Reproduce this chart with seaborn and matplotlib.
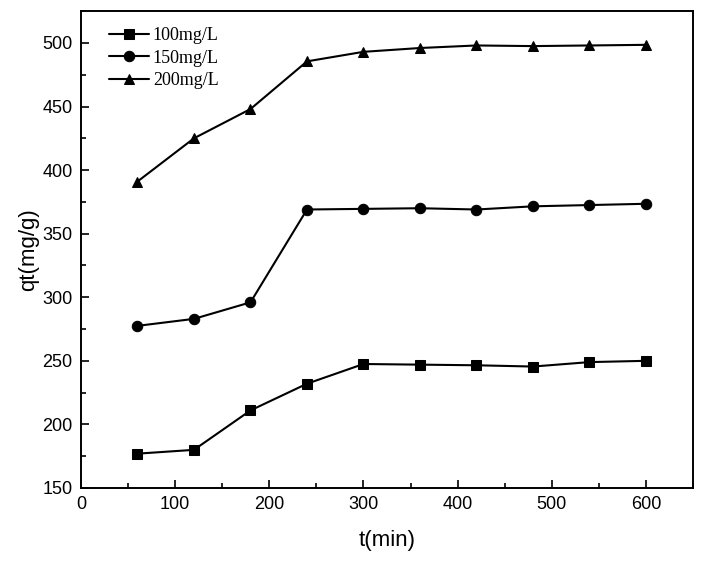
"""Adsorption kinetics: qt vs t for three initial concentrations."""

import matplotlib
matplotlib.use("Agg")
import matplotlib.pyplot as plt
import numpy as np
import pandas as pd
import seaborn as sns
from matplotlib.ticker import MultipleLocator

t_min = [60, 120, 180, 240, 300, 360, 420, 480, 540, 600]
qt_100 = [177, 180, 211, 232, 247.5, 247, 246.5, 245.5, 249, 250]
qt_150 = [277.5, 283, 296, 369, 369.5, 370, 369, 371.5, 372.5, 373.5]
qt_200 = [391, 425, 448, 485.5, 493, 496, 498, 497.5, 498, 498.5]
labels = ["100mg/L", "150mg/L", "200mg/L"]

df = pd.DataFrame({
    "t": t_min * 3,
    "qt": qt_100 + qt_150 + qt_200,
    "conc": np.repeat(labels, len(t_min)),
})

sns.set_style("ticks")
plt.rcParams["font.family"] = ["Liberation Sans", "DejaVu Sans"]
plt.rcParams.update({"text.color": "black", "axes.labelcolor": "black",
                     "xtick.color": "black", "ytick.color": "black"})

fig = plt.figure(figsize=(7.06, 5.65), dpi=100)
ax = fig.add_axes([0.1147, 0.1363, 0.867, 0.844])

sns.lineplot(data=df, x="t", y="qt", style="conc", markers=["s", "o", "^"],
             dashes=False, color="black", markersize=7.5, linewidth=1.5,
             markeredgecolor="black", ax=ax)

ax.set_xlim(0, 650)
ax.set_ylim(150, 525)
ax.xaxis.set_major_locator(MultipleLocator(100))
ax.xaxis.set_minor_locator(MultipleLocator(50))
ax.yaxis.set_major_locator(MultipleLocator(50))
ax.yaxis.set_minor_locator(MultipleLocator(25))
ax.tick_params(which="major", direction="in", length=6, width=1.2, labelsize=13, pad=6)
ax.tick_params(which="minor", direction="in", length=3.5, width=1.2)
for s in ax.spines.values():
    s.set_linewidth(1.4)
    s.set_color("black")

ax.set_xlabel("t(min)", fontsize=16, labelpad=12)
ax.set_ylabel("qt(mg/g)", fontsize=16, labelpad=2)

handles, _ = ax.get_legend_handles_labels()
ax.legend(handles=handles[-3:], labels=labels, loc="upper left", frameon=False,
          prop={"family": "Liberation Serif", "size": 13}, handlelength=2.2,
          borderaxespad=0.5, labelspacing=0.3, handletextpad=0.2,
          bbox_to_anchor=(0.02, 1.0))

fig.savefig("out.png", dpi=100)
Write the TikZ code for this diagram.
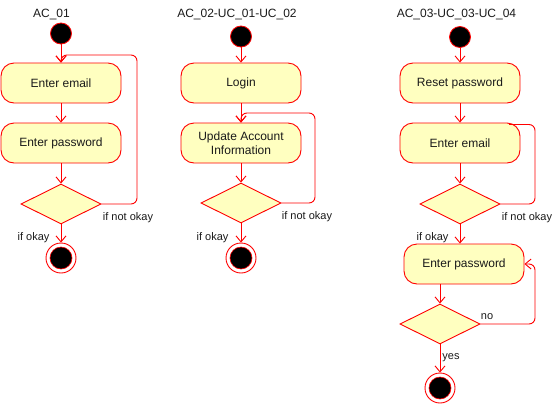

[Problem statement] Repeat the listing above from its first line through the line that contains "kinetics: qt vs", both included, and nothing more. Drop the pictures.

[Task response]
Reproduce this chart with seaborn and matplotlib.
"""Adsorption kinetics: qt vs t for three initial concentrations."""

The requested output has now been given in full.